Handling updates and deletes
The pattern above only handles inserts. If source rows can be UPDATEd or DELETEd, you need more:
For updates, the source row's old values were already added to the aggregate. Adding the new values produces double-counting.
For deletes, the deleted row's values are still in the aggregate.
For write-heavy aggregations where this happens, the answer is usually one of:
Use triggers to maintain the aggregate: a trigger on INSERT/UPDATE/DELETE updates the aggregate atomically. Most reliable but adds write overhead.
Recompute periodically: once a day, recompute the aggregate from scratch to fix any drift. Acceptable if eventual consistency is OK.
Use a soft-delete pattern in the source: never actually delete; mark deleted. The aggregate query filters out deleted rows.
Trigger-based incremental aggregation
The most robust pattern:
CREATE OR REPLACE FUNCTION update_daily_revenue()
RETURNS TRIGGER AS $$
BEGIN
IF (TG_OP = 'INSERT') THEN
INSERT INTO daily_revenue (day, country, order_count, revenue_cents)
SELECT
NEW.created_at::date,
(SELECT country FROM customers WHERE id = NEW.customer_id),
1,
NEW.total_cents
ON CONFLICT (day, country) DO UPDATE
SET order_count = daily_revenue.order_count + 1,
revenue_cents = daily_revenue.revenue_cents + NEW.total_cents;
ELSIF (TG_OP = 'DELETE') THEN
UPDATE daily_revenue
SET order_count = order_count - 1,
revenue_cents = revenue_cents - OLD.total_cents
WHERE day = OLD.created_at::date
AND country = (SELECT country FROM customers WHERE id = OLD.customer_id);
END IF;
RETURN NULL;
END;
$$ LANGUAGE plpgsql;
CREATE TRIGGER orders_aggregate_trigger
AFTER INSERT OR DELETE ON orders
FOR EACH ROW EXECUTE FUNCTION update_daily_revenue();
Every write to orders updates the aggregate. The aggregate is always current.

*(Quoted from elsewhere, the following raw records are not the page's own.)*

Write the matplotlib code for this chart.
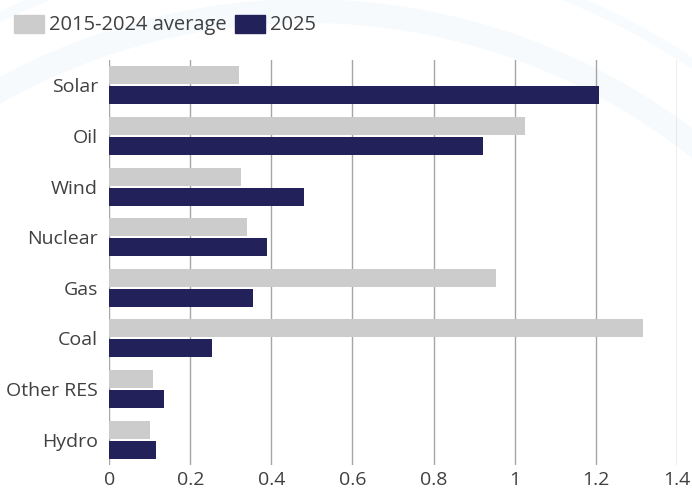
import numpy as np
import matplotlib
matplotlib.use('Agg')
import matplotlib.pyplot as plt
from matplotlib.patches import Arc, Patch

# data
categories = ['Solar', 'Oil', 'Wind', 'Nuclear', 'Gas', 'Coal', 'Other RES', 'Hydro']
avg_2015_2024 = [0.320, 1.025, 0.325, 0.340, 0.954, 1.316, 0.108, 0.100]
val_2025 = [1.208, 0.922, 0.480, 0.389, 0.354, 0.254, 0.135, 0.115]
xticks = [0, 0.2, 0.4, 0.6, 0.8, 1, 1.2, 1.4]
xtick_labels = ['0', '0.2', '0.4', '0.6', '0.8', '1', '1.2', '1.4']

gray = '#cccccc'
navy = '#23215a'
text_col = '#404040'

plt.rcParams['font.family'] = ['Open Sans', 'DejaVu Sans']

W, H = 692, 492
fig = plt.figure(figsize=(W / 100, H / 100), dpi=100)

# faint decorative arcs in the background
bg = fig.add_axes([0, 0, 1, 1], zorder=-5)
bg.set_xlim(0, W)
bg.set_ylim(H, 0)
bg.axis('off')
bg.add_patch(Arc((306, 641), 2 * 630, 2 * 630, theta1=180, theta2=360,
                 color='#f6fafd', lw=17))
bg.add_patch(Arc((306, 641), 2 * 695, 2 * 695, theta1=180, theta2=360,
                 color='#f7fbfe', lw=7))

left, right, top, bottom = 109.3, 676.7, 60, 465
ax = fig.add_axes([left / W, 1 - bottom / H, (right - left) / W, (bottom - top) / H])
ax.patch.set_alpha(0)

y = np.arange(len(categories))
h = 0.355
off = 0.197
ax.barh(y - off, avg_2015_2024, height=h, color=gray, zorder=2)
ax.barh(y + off, val_2025, height=h, color=navy, zorder=2)

ax.set_xlim(0, 1.4)
ax.set_ylim(len(categories) - 0.5, -0.5)
ax.set_xticks(xticks)
ax.set_xticklabels(xtick_labels)
ax.set_yticks(y)
ax.set_yticklabels(categories)
ax.tick_params(axis='both', length=0, labelsize=14, labelcolor=text_col)
ax.tick_params(axis='x', pad=4)
ax.tick_params(axis='y', pad=8)
ax.grid(axis='x', color='#a6a6a6', lw=1, zorder=1)
for s in ax.spines.values():
    s.set_visible(False)

handles = [Patch(color=gray, label='2015-2024 average'), Patch(color=navy, label='2025')]
fig.legend(handles=handles, loc='center left', bbox_to_anchor=(14 / W, 1 - 25 / H),
           ncol=2, frameon=False, fontsize=14.5, labelcolor=text_col,
           handlelength=1.5, handleheight=1.0, handletextpad=0.25,
           columnspacing=0.4, borderpad=0, borderaxespad=0)

fig.savefig('out.png', dpi=100)
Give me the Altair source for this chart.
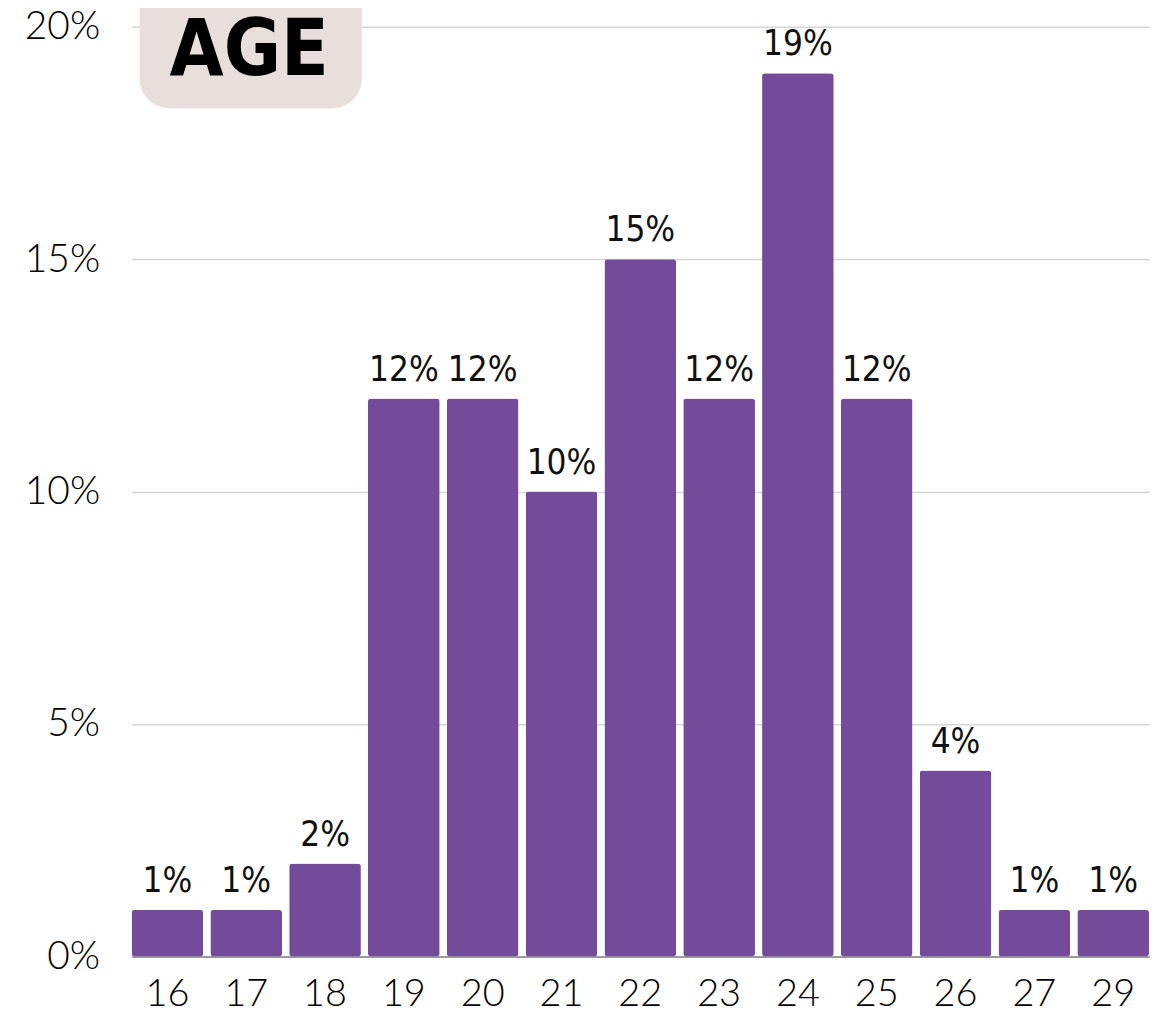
import altair as alt
import pandas as pd

ages = ["16", "17", "18", "19", "20", "21", "22", "23", "24", "25", "26", "27", "29"]
shares = [1, 1, 2, 12, 12, 10, 15, 12, 19, 12, 4, 1, 1]
y_ticks = [0, 5, 10, 15, 20]
title_text = "AGE"

df = pd.DataFrame({"age": ages, "share": shares})
df["label"] = df["share"].astype(str) + "%"

BAR = "#744a9b"
NARROW = "Liberation Sans Narrow, DejaVu Sans Condensed, Roboto Condensed, sans-serif"

x_enc = alt.X(
    "age:N",
    sort=ages,
    scale=alt.Scale(paddingInner=0.09, paddingOuter=0),
    axis=alt.Axis(
        title=None,
        labelAngle=0,
        labelFont="Lato",
        labelFontWeight=300,
        labelFontSize=38,
        labelColor="#000000",
        labelPadding=19,
        ticks=False,
        domain=True,
        domainColor="#9a9a9a",
        domainWidth=2,
        grid=False,
    ),
)
y_scale = alt.Scale(domain=[0, 20], nice=False)

bars = alt.Chart(df).mark_bar(color=BAR, cornerRadius=3).encode(
    x=x_enc,
    y=alt.Y(
        "share:Q",
        scale=y_scale,
        axis=alt.Axis(
            title=None,
            values=y_ticks,
            labelExpr="datum.value + '%'",
            labelFont="Lato",
            labelFontWeight=300,
            labelFontSize=39,
            labelColor="#000000",
            labelPadding=32,
            ticks=False,
            domain=False,
            gridColor="#d6d6d6",
            gridWidth=1.5,
        ),
    ),
)

labels = alt.Chart(df).mark_text(
    font=NARROW,
    fontSize=35,
    color="#111111",
    baseline="alphabetic",
    dy=-18,
).encode(
    x=alt.X("age:N", sort=ages),
    y=alt.Y("share:Q", scale=y_scale),
    text="label:N",
)

title_df = pd.DataFrame({"t": [title_text]})
box = alt.Chart(title_df).mark_rect(color="#e8dfdc", cornerRadius=30).encode(
    x=alt.value(8), x2=alt.value(231), y=alt.value(-80), y2=alt.value(82)
)
title = alt.Chart(title_df).mark_text(
    font=NARROW,
    fontWeight="bold",
    fontSize=78,
    color="#000000",
    baseline="alphabetic",
    align="center",
).encode(x=alt.value(118), y=alt.value(48), text="t:N")

chart = (
    alt.layer(bars, labels, box, title)
    .properties(
        width=1021,
        height=933,
        autosize=alt.AutoSizeParams(type="none"),
        padding={"left": 124, "top": 17, "right": 8, "bottom": 60},
        background="white",
    )
    .configure_view(stroke=None)
)

chart.save("out.html", embed_options={"renderer": "svg", "actions": False})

The cost: every INSERT/DELETE on orders does extra work. For high-throughput tables, this is a real overhead. Profile to confirm.
Hybrid: real-time + reconciliation
A pragmatic pattern combining both:
- Triggers maintain the aggregate in real time for current-day data.
- A nightly job recomputes the aggregate from scratch for the previous day, fixing any drift.
This gives you near-real-time accuracy with periodic correction. The drift correction handles edge cases (transactions that missed the trigger, application-level bugs that bypassed it).
Performance characteristics
Incremental aggregation typically:
- Adds 5-20% to write throughput on the source table (trigger overhead).
- Reduces aggregate query latency by 100-1000x compared to recomputing.
- Pays off when the source table is at least 10M rows and the aggregate is queried at least hundreds of times per day.
For smaller workloads, plain materialized views are simpler and good enough.
Extension alternatives
For specific use cases, extensions handle this for you:
- TimescaleDB continuous aggregates: incremental materialized views for time-bucketed data. The killer feature for time-series workloads.
- pg_ivm (incremental view maintenance): a Postgres extension that adds incrementally-maintained materialized views. Active development.
If one of these fits your use case, use it. Custom incremental aggregation is more code than necessary for problems already solved by extensions.
What I do for new aggregation needs
- Start with a materialized view + scheduled refresh. Simplest.
- If refresh becomes too slow, switch to incremental aggregation with watermarks.
- If the source has updates/deletes that affect the aggregate, add triggers.
- If using time-series-shaped data, evaluate TimescaleDB.
The complexity grows with the requirements. Most teams never need step 3 or 4.